Intent refinement composes with the determinism guarantee by producing identical outcomes given identical refinement traces. Because the lineage records the exact sequence of queries and responses, replaying execution from a stored lineage produces a bit-identical semantic object, which is essential for audit, debugging, and dispute resolution.
Prior-Art Distinctions
Conventional clarification dialogues in conversational systems treat each operator turn as additional context to be appended to a growing prompt, with no structured intent field, no bounded refinement budget, and no cycle-freedom guarantee. The system can re-ask the same question indefinitely, can drift the operator's apparent intent through cumulative paraphrase, and provides no auditable record distinguishing original intent from later modification. Memory-resident intent refinement differs in that the intent is a typed, versioned field with explicit slot structure, refinement is bounded by an explicit budget, cycles are structurally precluded, and every refinement event is committed to an append-only lineage.
Workflow systems that support task re-instantiation handle changing requirements by destroying the original task instance and creating a new one with the modified parameters. This loses partial progress, breaks identity continuity, and produces a fragmented audit trail. The disclosed mechanism modifies intent in place on a persistent semantic object, preserving identity and partial progress while still recording the modification.

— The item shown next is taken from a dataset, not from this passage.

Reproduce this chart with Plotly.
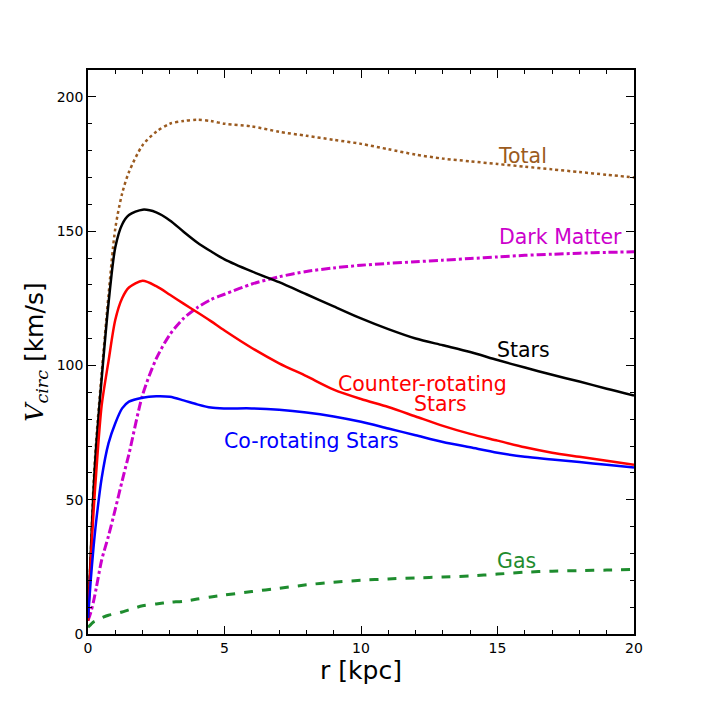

Form-based clarification interfaces require the system to enumerate all possibly ambiguous fields up front and to demand resolution before any work begins. The disclosed mechanism allows execution to proceed under the original intent and to issue refinement queries only when ambiguity actually blocks deterministic progress, dramatically reducing operator burden on requests that turn out to be unambiguous in practice.
Reinforcement-learning-from-human-feedback approaches refine model behavior across many sessions by aggregating preference signals; they do not refine the intent of a single in-flight execution and do not preserve a per-object lineage of refinement events. The disclosed mechanism is per-object and synchronous with execution.
Disclosure Scope
The disclosed mechanism encompasses any system in which (i) a persistent semantic object resident in addressable memory carries a structured intent field, (ii) execution may pause to issue a directed refinement query against an explicit slot in that field, (iii) refinement is bounded by an explicit budget over rounds, time, and semantic divergence, (iv) refinement is cycle-free with respect to a topologically ordered slot graph, and (v) every refinement event is recorded in an append-only cryptographically committed lineage that travels with the object.
The disclosure is not limited to any particular embedding model, schema language, transport protocol, user-interface modality, or substrate type. It applies equally to text, structured data, multimodal, and tool-invocation intents. It applies whether the operator is a human, another autonomous agent, or a chained system of agents subject to the same disclosure. The cryptographic primitives used for lineage commitment are not restricted to any particular hash function or signature scheme.
The disclosure covers operations on a single substrate, on a federation of substrates under common administrative control, and on independently administered substrates that interoperate through the disclosed protocols. It covers synchronous interactive refinement, asynchronous queued refinement, and pre-authorized policy-driven refinement, and any combination thereof within a single semantic object's lifecycle.